## [TASK REQUIREMENTS]
In the material below, please retype the lines from the very first through the one with "0.0239, 0.0208, 0.0167, 0.0135]", exactly and without pictures.

[START DATASET EXTRACT]

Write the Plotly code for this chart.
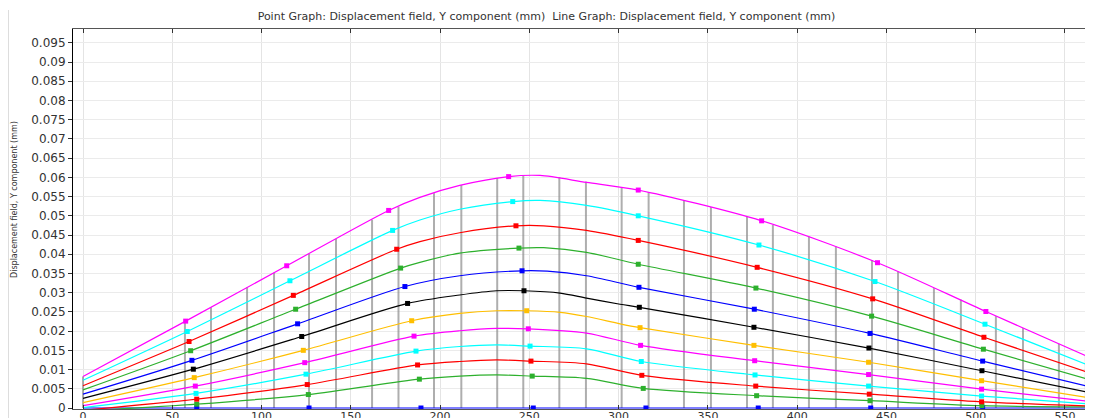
import plotly.graph_objects as go

# ---------------- data ----------------
title_text = ("Point Graph: Displacement field, Y component (mm)  "
              "Line Graph: Displacement field, Y component (mm)")
y_title = "Displacement field, Y component (mm)"

x_tick_values = [0, 50, 100, 150, 200, 250, 300, 350, 400, 450, 500, 550]
x_tick_labels = ["0", "50", "100", "150", "200", "250", "300", "350", "400", "450", "500", "550"]
y_tick_values = [0, 0.005, 0.01, 0.015, 0.02, 0.025, 0.03, 0.035, 0.04, 0.045, 0.05,
                 0.055, 0.06, 0.065, 0.07, 0.075, 0.08, 0.085, 0.09, 0.095]
y_tick_labels = ["0", "0.005", "0.01", "0.015", "0.02", "0.025", "0.03", "0.035", "0.04",
                 "0.045", "0.05", "0.055", "0.06", "0.065", "0.07", "0.075", "0.08",
                 "0.085", "0.09", "0.095"]

# gray vertical members (x position, top value)
member_x = [0, 57.1, 71.7, 91.9, 107.0, 126.6, 141.7, 161.9, 176.7, 196.6, 211.9, 232.0,
            246.6, 266.8, 281.7, 301.7, 316.8, 336.6, 351.7, 371.9, 386.4, 406.6, 421.7,
            441.9, 456.5, 476.6, 491.7, 511.3, 526.5, 546.6, 561.7]
member_top = [0.0082, 0.0225, 0.0262, 0.0314, 0.0352, 0.0401, 0.0440, 0.0490, 0.0524,
              0.0559, 0.0580, 0.0598, 0.0604, 0.0601, 0.0589, 0.0575, 0.0561, 0.0541,
              0.0523, 0.0497, 0.0476, 0.0446, 0.0420, 0.0385, 0.0355, 0.0312, 0.0282,
              0.0239, 0.0208, 0.0167, 0.0135]

curve_colors = ["#0000FF", "#2DB02D", "#FF0000", "#00FFFF", "#FF00FF", "#FFBF00",
                "#000000", "#0000FF", "#2DB02D", "#FF0000", "#00FFFF", "#FF00FF"]

# line graph data per curve
c00_x = [0, 566]
c00_y = [0, 0]
c01_x = [0, 63.7, 126.2, 188.4, 211, 231.7, 251.6, 282, 313.8, 377.3, 440.8, 503.5, 566]
c01_y = [-0.0008, 0.0010, 0.0035, 0.0075, 0.0083, 0.0086, 0.0083, 0.0077, 0.0051, 0.0032, 0.0019, 0.0006, 0.0003]
c02_x = [0, 63.7, 125.6, 187.4, 211, 231.7, 250.9, 282, 313, 376.8, 440.4, 503.3, 566]
c02_y = [-0.0006, 0.0023, 0.0061, 0.0112, 0.0121, 0.0125, 0.0122, 0.0115, 0.0085, 0.0057, 0.0036, 0.0016, 0.0005]
c03_x = [0, 63.3, 124.9, 186.5, 211, 231.7, 250.4, 282, 312.7, 376.4, 440, 503.3, 566]
c03_y = [0.0001, 0.0038, 0.0088, 0.0148, 0.0160, 0.0164, 0.0161, 0.0154, 0.0121, 0.0086, 0.0057, 0.0031, 0.0010]
c04_x = [0, 62.9, 124.2, 185.4, 211, 231.7, 249.4, 282, 312.3, 376.2, 440, 503.3, 566]
c04_y = [0.0006, 0.0057, 0.0118, 0.0187, 0.0201, 0.0207, 0.0206, 0.0195, 0.0163, 0.0123, 0.0087, 0.0049, 0.0016]
c05_x = [0, 62.3, 123.4, 184.1, 211, 231.7, 248.5, 267.2, 282, 300.8, 312, 375.8, 440, 503.3, 566]
c05_y = [0.0014, 0.0079, 0.0150, 0.0227, 0.0246, 0.0253, 0.0253, 0.0249, 0.0238, 0.0219, 0.0209, 0.0163, 0.0119, 0.0071, 0.0025]
c06_x = [0, 61.8, 122.5, 181.8, 211, 231.7, 247, 267.2, 282, 300.8, 311.6, 375.8, 440.2, 503.5, 566]
c06_y = [0.0025, 0.0101, 0.0186, 0.0272, 0.0294, 0.0305, 0.0305, 0.0299, 0.0286, 0.0270, 0.0262, 0.0210, 0.0156, 0.0097, 0.0038]
c07_x = [0, 61, 120.2, 180.3, 211, 245.9, 260, 282, 311.4, 376, 440.8, 503.9, 566]
c07_y = [0.0036, 0.0124, 0.0219, 0.0316, 0.0344, 0.0357, 0.0356, 0.0344, 0.0314, 0.0257, 0.0194, 0.0122, 0.0053]
c08_x = [0, 60.3, 119.1, 177.9, 188.7, 211, 244.2, 258, 282, 311, 376.9, 441.7, 504.3, 566]
c08_y = [0.0047, 0.0149, 0.0257, 0.0364, 0.0379, 0.0403, 0.0416, 0.0417, 0.0405, 0.0374, 0.0312, 0.0239, 0.0153, 0.0071]
c09_x = [0, 59.4, 117.8, 175.7, 188.7, 211, 242.5, 258, 282, 311, 377.6, 442.3, 504.6, 566]
c09_y = [0.0058, 0.0173, 0.0293, 0.0413, 0.0433, 0.0456, 0.0474, 0.0474, 0.0462, 0.0436, 0.0366, 0.0284, 0.0184, 0.0088]
c10_x = [0, 58.4, 115.9, 173.4, 188.7, 211, 240.7, 256, 282, 311, 378.6, 443.6, 505.2, 566]
c10_y = [0.0072, 0.0199, 0.0331, 0.0462, 0.0489, 0.0517, 0.0537, 0.0540, 0.0527, 0.0500, 0.0424, 0.0329, 0.0218, 0.0106]
c11_x = [0, 57.5, 114.1, 171.2, 188.7, 211, 238.4, 256, 282, 311, 380.1, 445, 505.7, 566]
c11_y = [0.0082, 0.0226, 0.0370, 0.0514, 0.0548, 0.0579, 0.0602, 0.0605, 0.0587, 0.0567, 0.0487, 0.0378, 0.0251, 0.0127]

# point graph data per curve
p00_x = [63.7, 126.6, 189.3, 252.2, 315.3, 378.2, 441.2, 503.9]
p00_y = [0, 0, 0, 0, 0, 0, 0, 0]
p01_x = [63.7, 126.2, 188.4, 251.6, 313.8, 377.3, 440.8, 503.5]
p01_y = [0.0010, 0.0035, 0.0075, 0.0083, 0.0051, 0.0032, 0.0019, 0.0006]
p02_x = [63.7, 125.6, 187.4, 250.9, 313, 376.8, 440.4, 503.3]
p02_y = [0.0023, 0.0061, 0.0112, 0.0122, 0.0085, 0.0057, 0.0036, 0.0016]
p03_x = [63.3, 124.9, 186.5, 250.4, 312.7, 376.4, 440, 503.3]
p03_y = [0.0038, 0.0088, 0.0148, 0.0161, 0.0121, 0.0086, 0.0057, 0.0031]
p04_x = [62.9, 124.2, 185.4, 249.4, 312.3, 376.2, 440, 503.3]
p04_y = [0.0057, 0.0118, 0.0187, 0.0206, 0.0163, 0.0123, 0.0087, 0.0049]
p05_x = [62.3, 123.4, 184.1, 248.5, 312, 375.8, 440, 503.3]
p05_y = [0.0079, 0.0150, 0.0227, 0.0253, 0.0209, 0.0163, 0.0119, 0.0071]
p06_x = [61.8, 122.5, 181.8, 247, 311.6, 375.8, 440.2, 503.5]
p06_y = [0.0101, 0.0186, 0.0272, 0.0305, 0.0262, 0.0210, 0.0156, 0.0097]
p07_x = [61, 120.2, 180.3, 245.9, 311.4, 376, 440.8, 503.9]
p07_y = [0.0124, 0.0219, 0.0316, 0.0357, 0.0314, 0.0257, 0.0194, 0.0122]
p08_x = [60.3, 119.1, 177.9, 244.2, 311, 376.9, 441.7, 504.3]
p08_y = [0.0149, 0.0257, 0.0364, 0.0416, 0.0374, 0.0312, 0.0239, 0.0153]
p09_x = [59.4, 117.8, 175.7, 242.5, 311, 377.6, 442.3, 504.6]
p09_y = [0.0173, 0.0293, 0.0413, 0.0474, 0.0436, 0.0366, 0.0284, 0.0184]
p10_x = [58.4, 115.9, 173.4, 240.7, 311, 378.6, 443.6, 505.2]
p10_y = [0.0199, 0.0331, 0.0462, 0.0537, 0.0500, 0.0424, 0.0329, 0.0218]
p11_x = [57.5, 114.1, 171.2, 238.4, 311, 380.1, 445, 505.7]
p11_y = [0.0226, 0.0370, 0.0514, 0.0602, 0.0567, 0.0487, 0.0378, 0.0251]

lines = [(c00_x, c00_y), (c01_x, c01_y), (c02_x, c02_y), (c03_x, c03_y), (c04_x, c04_y),
         (c05_x, c05_y), (c06_x, c06_y), (c07_x, c07_y), (c08_x, c08_y), (c09_x, c09_y),
         (c10_x, c10_y), (c11_x, c11_y)]
points = [(p00_x, p00_y), (p01_x, p01_y), (p02_x, p02_y), (p03_x, p03_y), (p04_x, p04_y),
          (p05_x, p05_y), (p06_x, p06_y), (p07_x, p07_y), (p08_x, p08_y), (p09_x, p09_y),
          (p10_x, p10_y), (p11_x, p11_y)]

# ---------------- figure ----------------
# the page body has an 8px margin, so the figure is laid out 8px up/left of the window
OFF = 8
W, H = 1093 - OFF, 418 - OFF
ML, MR, MT, MB = 73 - OFF, 0, 29 - OFF, 9
PW, PH = W - ML - MR, H - MT - MB

fig = go.Figure()

mx, my = [], []
for xv, top in zip(member_x, member_top):
    mx += [xv, xv, None]
    my += [0, top, None]
fig.add_trace(go.Scatter(x=mx, y=my, mode="lines",
                         line=dict(color="rgba(140,140,140,0.7)", width=2),
                         hoverinfo="skip", showlegend=False))

for (lx, ly), col in zip(lines, curve_colors):
    fig.add_trace(go.Scatter(x=lx, y=ly, mode="lines",
                             line=dict(color=col, width=1.2, shape="spline", smoothing=0.8),
                             showlegend=False))

for (px, py), col in zip(points, curve_colors):
    fig.add_trace(go.Scatter(x=px, y=py, mode="markers",
                             marker=dict(color=col, size=5, symbol="square", line=dict(width=0)),
                             showlegend=False))

font_family = "DejaVu Sans"
fig.update_layout(
    width=W, height=H,
    margin=dict(l=ML, r=MR, t=MT, b=MB, pad=0, autoexpand=False),
    paper_bgcolor="white", plot_bgcolor="white",
    title=dict(text=title_text, x=(546.5 - OFF) / W, xref="container", xanchor="center",
               y=1 - (16 - OFF) / H, yref="container", yanchor="middle",
               font=dict(family=font_family, size=11, color="#333333")),
    showlegend=False,
    xaxis=dict(range=[-5.6, 565.7], tickmode="array", tickvals=x_tick_values,
               ticktext=x_tick_labels, showgrid=True, gridcolor="#E4E4E4", gridwidth=1,
               zeroline=False, showline=True, linecolor="#555555", linewidth=1,
               mirror="ticks", ticks="inside", ticklen=4, tickcolor="#333333",
               automargin=False, ticklabelstandoff=-3,
               tickfont=dict(family=font_family, size=11, color="#333333")),
    yaxis=dict(range=[-0.00026, 0.0986], tickmode="array", tickvals=y_tick_values,
               ticktext=y_tick_labels, showgrid=True, gridcolor="#EBEBEB", gridwidth=1,
               zeroline=False, showline=True, linecolor="#000000", linewidth=1,
               ticks="outside", ticklen=4, tickcolor="#333333", automargin=False,
               tickfont=dict(family=font_family, size=12, color="#333333")),
    annotations=[
        dict(text=y_title, xref="paper", yref="paper", x=(15 - OFF - ML) / PW, y=0.55,
             xanchor="center", yanchor="middle", textangle=-90, showarrow=False,
             font=dict(family=font_family, size=8, color="#333333")),
    ],
    shapes=[
        dict(type="line", xref="paper", yref="paper", x0=(0.5 - ML) / PW, x1=(0.5 - ML) / PW,
             y0=(H - MB - 2) / PH, y1=-0.03, line=dict(color="#DDDDDD", width=1)),
        dict(type="circle", xref="paper", yref="paper",
             x0=(1089 - OFF - ML) / PW, x1=(1097 - OFF - ML) / PW,
             y0=(H - MB - (21 - OFF)) / PH, y1=(H - MB - (13 - OFF)) / PH,
             fillcolor="#3A5FC8", line=dict(width=0)),
    ],
)

fig.write_html("out.html")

[END DATASET EXTRACT]

## [SOLUTION TO THE PROBLEM]
Write the Plotly code for this chart.
import plotly.graph_objects as go

# ---------------- data ----------------
title_text = ("Point Graph: Displacement field, Y component (mm)  "
              "Line Graph: Displacement field, Y component (mm)")
y_title = "Displacement field, Y component (mm)"

x_tick_values = [0, 50, 100, 150, 200, 250, 300, 350, 400, 450, 500, 550]
x_tick_labels = ["0", "50", "100", "150", "200", "250", "300", "350", "400", "450", "500", "550"]
y_tick_values = [0, 0.005, 0.01, 0.015, 0.02, 0.025, 0.03, 0.035, 0.04, 0.045, 0.05,
                 0.055, 0.06, 0.065, 0.07, 0.075, 0.08, 0.085, 0.09, 0.095]
y_tick_labels = ["0", "0.005", "0.01", "0.015", "0.02", "0.025", "0.03", "0.035", "0.04",
                 "0.045", "0.05", "0.055", "0.06", "0.065", "0.07", "0.075", "0.08",
                 "0.085", "0.09", "0.095"]

# gray vertical members (x position, top value)
member_x = [0, 57.1, 71.7, 91.9, 107.0, 126.6, 141.7, 161.9, 176.7, 196.6, 211.9, 232.0,
            246.6, 266.8, 281.7, 301.7, 316.8, 336.6, 351.7, 371.9, 386.4, 406.6, 421.7,
            441.9, 456.5, 476.6, 491.7, 511.3, 526.5, 546.6, 561.7]
member_top = [0.0082, 0.0225, 0.0262, 0.0314, 0.0352, 0.0401, 0.0440, 0.0490, 0.0524,
              0.0559, 0.0580, 0.0598, 0.0604, 0.0601, 0.0589, 0.0575, 0.0561, 0.0541,
              0.0523, 0.0497, 0.0476, 0.0446, 0.0420, 0.0385, 0.0355, 0.0312, 0.0282,
              0.0239, 0.0208, 0.0167, 0.0135]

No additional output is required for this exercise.